Hair loss and menopause

The life cycle of hair is very sensitive to hormonal variations in the body. The drop in hormones that occurs at the time of menopause in women therefore has an effect on the quality and growth of hair.



Why does hair fall out during menopause?

Menopause is a natural biological process that all women experience at some point in their lives. During this time, the body undergoes many physical changes as it adapts to fluctuating hormone levels. Many women experience unpleasant symptoms during menopause, including hot flashes, mood swings and insomnia. Hair loss in menopausal women is another common symptom.
Hair loss during menopause is referred to as hormonal hair loss. It is in fact the result of a hormonal imbalance because it is linked to a decrease in the production of estrogen and progesterone. These hormones usually have a positive effect on the hair growth phase (anagen phase): they increase its duration and stimulate hair growth. When estrogen and progesterone levels drop during menopause, hair grows more slowly and becomes thinner.
A decrease in estrogen and progesterone also triggers an increase in the production of androgenic hormones, such as testosterone. Androgens have a negative effect on hair follicles: they induce a progressive miniaturization of the hair. This leads to a decrease in hair density, allowing the scalp to show through. On the other hand, androgen hormones have an opposite effect on hair and can stimulate its growth. This is why some menopausal women see downy hair appear on their face and small hair growth on their chin.
Hair loss during menopause is almost always related to hormonal changes. Other factors can add to the problem and intensify menopausal hair loss. These include stress, fatigue, illness, drugs or lack of certain nutrients.
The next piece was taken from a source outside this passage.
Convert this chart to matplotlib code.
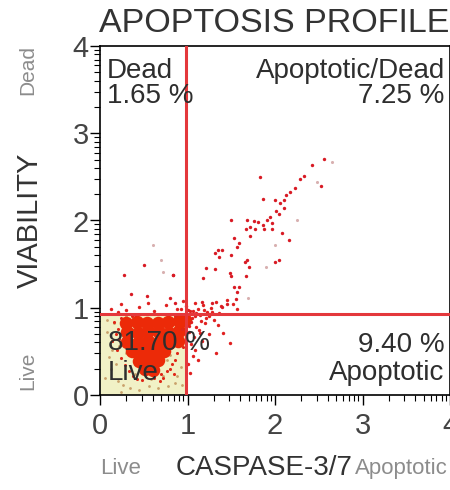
import matplotlib
matplotlib.use('Agg')
import matplotlib.pyplot as plt
import numpy as np

plt.rcParams['font.family'] = ['Liberation Sans', 'DejaVu Sans']

# gate positions
gate_x = 0.98
gate_y = 0.93

# quadrant percentages
pct_dead = '1.65 %'
pct_apdead = '7.25 %'
pct_live = '81.70 %'
pct_apop = '9.40 %'

# diagonal tail of events (apoptotic / dead)
tail_x = [2.56, 2.42, 2.33, 2.28, 1.83, 2.53, 2.23, 2.17, 2.13, 2.10, 1.86, 2.00, 2.06, 2.10,
          2.01, 2.04, 1.94, 1.91, 1.50, 1.68, 1.76, 1.81, 1.86, 1.71, 1.67, 1.77, 1.87, 1.96,
          1.97, 2.08, 1.71, 1.53, 2.16, 1.59, 1.57, 1.35, 1.39, 1.31, 1.50, 1.36, 1.68, 2.05,
          2.00, 1.66, 1.70, 1.21, 1.31, 1.49, 1.50, 1.67, 1.18, 0.83, 1.53, 1.59, 1.57, 1.28,
          1.55, 1.45, 1.39, 1.16, 0.86, 0.50, 0.27, 0.83, 0.35, 0.54, 0.80]
tail_y = [2.70, 2.64, 2.51, 2.47, 2.50, 2.39, 2.37, 2.33, 2.29, 2.24, 2.25, 2.24, 2.20, 2.14,
          2.11, 2.07, 2.04, 2.00, 2.00, 2.00, 1.99, 1.98, 1.95, 1.92, 1.90, 1.90, 1.90, 1.90,
          1.97, 1.86, 1.82, 1.80, 1.78, 1.74, 1.70, 1.66, 1.66, 1.63, 1.60, 1.58, 1.55, 1.55,
          1.52, 1.52, 1.47, 1.46, 1.44, 1.40, 1.36, 1.36, 1.34, 1.38, 1.24, 1.24, 1.18, 1.06,
          1.10, 1.04, 1.01, 1.07, 1.05, 1.49, 1.38, 1.38, 1.16, 1.13, 1.11]

# faint events
faint_x = [2.65, 2.48, 2.25, 2.00, 1.90, 0.72, 1.69, 0.60, 0.70]
faint_y = [2.67, 2.44, 2.01, 1.72, 1.47, 1.41, 1.11, 1.72, 1.55]

# events around the gate corner
near_x = [0.92, 0.98, 1.03, 1.08, 1.12, 1.18, 1.22, 1.27, 1.33, 1.38, 1.45, 1.52, 1.05, 1.15,
          1.25, 1.10, 1.20, 1.30, 1.02, 1.07, 1.13, 1.04, 1.09, 1.16, 1.24, 1.35, 1.06, 1.12,
          1.01, 1.03, 1.14, 1.41, 1.33, 1.49, 0.30, 0.45, 0.62, 0.75, 0.88, 0.20, 0.55, 0.95,
          1.00, 1.10, 1.19, 1.28, 1.36, 1.56, 1.04, 1.08, 1.02, 1.14, 1.21, 1.06, 0.12, 0.24]
near_y = [0.98, 1.02, 0.96, 1.05, 0.99, 1.03, 0.95, 1.00, 1.07, 1.02, 1.09, 1.04, 0.88, 0.85,
          0.90, 0.78, 0.82, 0.86, 0.72, 0.66, 0.74, 0.58, 0.52, 0.62, 0.70, 0.80, 0.45, 0.40,
          0.35, 0.25, 0.71, 0.71, 0.48, 0.60, 0.97, 1.01, 0.96, 1.03, 0.99, 0.95, 1.05, 1.08,
          0.97, 0.94, 0.97, 0.95, 0.94, 0.98, 0.84, 0.91, 0.79, 0.92, 0.88, 0.96, 0.98, 1.04]

# dense core of live cells
core_x = [0.30, 0.42, 0.54, 0.66, 0.78, 0.90, 0.97,
          0.31, 0.43, 0.55, 0.67, 0.79, 0.90,
          0.31, 0.43, 0.55, 0.67, 0.79, 0.89,
          0.37, 0.49, 0.61, 0.73,
          0.45, 0.56, 0.66,
          0.51, 0.61]
core_y = [0.83, 0.84, 0.82, 0.83, 0.84, 0.85, 0.86,
          0.72, 0.71, 0.73, 0.72, 0.71, 0.73,
          0.61, 0.60, 0.62, 0.61, 0.60, 0.62,
          0.50, 0.49, 0.51, 0.50,
          0.39, 0.38, 0.40,
          0.30, 0.29]

# sparse red events at the edge of the core
edge_x = [0.16, 0.20, 0.22, 0.19, 0.24, 0.18, 0.28, 0.33, 0.38, 0.42, 0.86, 0.88, 0.80, 0.84,
          0.76, 0.95, 0.72, 0.68, 0.36, 0.40, 0.86, 0.14, 0.24, 0.94, 0.62, 0.48, 0.70, 0.82]
edge_y = [0.84, 0.76, 0.64, 0.52, 0.42, 0.70, 0.34, 0.28, 0.22, 0.18, 0.40, 0.48, 0.30, 0.24,
          0.28, 0.55, 0.20, 0.16, 0.90, 0.92, 0.90, 0.62, 0.88, 0.76, 0.20, 0.17, 0.24, 0.36]

# light tan events in the live quadrant
tan_x = [0.08, 0.14, 0.10, 0.22, 0.30, 0.12, 0.18, 0.26, 0.06, 0.34, 0.44, 0.56, 0.66, 0.78,
         0.86, 0.92, 0.72, 0.58, 0.40, 0.20, 0.16, 0.28, 0.84, 0.90, 0.50, 0.62, 0.36, 0.08,
         0.24, 0.76, 0.94, 0.46, 0.30, 0.80, 0.88, 0.14]
tan_y = [0.72, 0.62, 0.44, 0.56, 0.48, 0.30, 0.36, 0.12, 0.20, 0.08, 0.06, 0.10, 0.08, 0.10,
         0.14, 0.32, 0.22, 0.18, 0.24, 0.16, 0.82, 0.66, 0.60, 0.68, 0.62, 0.52, 0.76, 0.86,
         0.04, 0.40, 0.12, 0.54, 0.90, 0.46, 0.22, 0.52]

ticks = [0, 1, 2, 3, 4]
minor = [d + np.log10(k) for d in range(4) for k in range(2, 10)]

fig = plt.figure(figsize=(4.5, 4.9), dpi=100)
ax = fig.add_axes([100 / 450, 95 / 490, 350 / 450, 349 / 490])

ax.add_patch(plt.Rectangle((0, 0), gate_x, gate_y, color='#f1f1c6', zorder=0, lw=0))

ax.scatter(tan_x, tan_y, s=4, color='#c9a06a', lw=0, zorder=1)
ax.scatter(core_x, core_y, s=95, color='#ec2a08', lw=0, zorder=2)
ax.scatter(edge_x, edge_y, s=5, color='#e02818', lw=0, zorder=2)
ax.scatter(near_x, near_y, s=6, color='#e02020', lw=0, zorder=2)
ax.scatter(tail_x, tail_y, s=6, color='#d81a24', lw=0, zorder=2)
ax.scatter(faint_x, faint_y, s=5, color='#d8b0b0', lw=0, zorder=2)

ax.axvline(gate_x, color='#e4383c', lw=2.2, zorder=3)
ax.axhline(gate_y, color='#e4383c', lw=2.2, zorder=3)

ax.set_xlim(0, 4)
ax.set_ylim(0, 4)
ax.set_xticks(ticks)
ax.set_yticks(ticks)
ax.set_xticks(minor, minor=True)
ax.set_yticks(minor, minor=True)
ax.tick_params(which='major', length=7, width=1, labelsize=21, labelcolor='#444444')
ax.tick_params(axis='x', which='major', pad=5)
ax.tick_params(axis='y', which='major', pad=1)
ax.tick_params(which='minor', length=4, width=0.8)
for s in ax.spines.values():
    s.set_linewidth(1.2)

tc = '#2e2e2e'
fs = 20
ax.text(0.08, 3.63, 'Dead', fontsize=fs, color=tc, ha='left')
ax.text(0.08, 3.35, pct_dead, fontsize=fs, color=tc, ha='left')
ax.text(3.95, 3.63, 'Apoptotic/Dead', fontsize=fs, color=tc, ha='right')
ax.text(3.94, 3.35, pct_apdead, fontsize=fs, color=tc, ha='right', zorder=4)
ax.text(0.09, 0.52, pct_live, fontsize=fs, color=tc, ha='left', zorder=4)
ax.text(0.09, 0.17, 'Live', fontsize=fs, color=tc, ha='left', zorder=4)
ax.text(3.94, 0.49, pct_apop, fontsize=fs, color=tc, ha='right')
ax.text(3.94, 0.17, 'Apoptotic', fontsize=fs, color=tc, ha='right')

fig.text(274 / 450, 1 - 32 / 490, 'APOPTOSIS PROFILE', fontsize=24.5, color='#333333',
         ha='center', va='baseline')
fig.text(30 / 450, 1 - 220 / 490, 'VIABILITY', fontsize=21, color='#333333',
         rotation=90, ha='center', va='center')
fig.text(28 / 450, 1 - 70 / 490, 'Dead', fontsize=15, color='#8c8c8c',
         rotation=90, ha='center', va='center')
fig.text(28 / 450, 1 - 371 / 490, 'Live', fontsize=15, color='#8c8c8c',
         rotation=90, ha='center', va='center')
fig.text(100 / 450, 1 - 468 / 490, 'Live', fontsize=16, color='#8c8c8c',
         ha='left', va='center')
fig.text(448 / 450, 1 - 468 / 490, 'Apoptotic', fontsize=16, color='#8c8c8c',
         ha='right', va='center')
fig.text(264 / 450, 1 - 468 / 490, 'CASPASE-3/7', fontsize=20, color='#333333',
         ha='center', va='center')

fig.savefig('out.png', dpi=100)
How to stop hair loss caused by menopause

Healthy hair and menopause often don't go hand in hand, but menopause-related hair loss can be improved by adopting an adapted hair care routine:

  • Consulting a dermatologist, a hair and scalp specialist. A medicinal treatment based on minoxidil can be prescribed to limit menopausal hair loss;
  • Reducing the use of hair straighteners, hair dryers and other heating devices that damage the hair, and favoring natural coloring. Using thickening shampoos and conditioners can also improve the appearance of hair;
  • Eating a healthy and varied diet to stimulate healthy hair growth. A nutritional check-up can be useful at the time of menopause;
  • Applying cosmetic lotions formulated to stimulate hair growth. They take 1 to 2 months to take effect and must be used regularly. Their effect can be complemented by taking a food supplement to provide the hair with all the nutrients it needs to grow.

Reducing stress levels: the hormonal changes associated with menopause can lead to an increase in your stress level, and stress worsens alopecia. Yoga, meditation or just physical activity in general can help reduce stress.

Does hair grow back after menopause?

Menopause is one of the causes of hair loss in women over the age of 50, but not all women are equal when it comes to hair loss during menopause. Genetic factors probably explain this difference.
Most menopause-related hair loss slows down over time. However, since estrogen and progesterone levels do not return after menopause, it is possible that a change in hair quality may persist, and some women may find that their hair continues to thin as they age.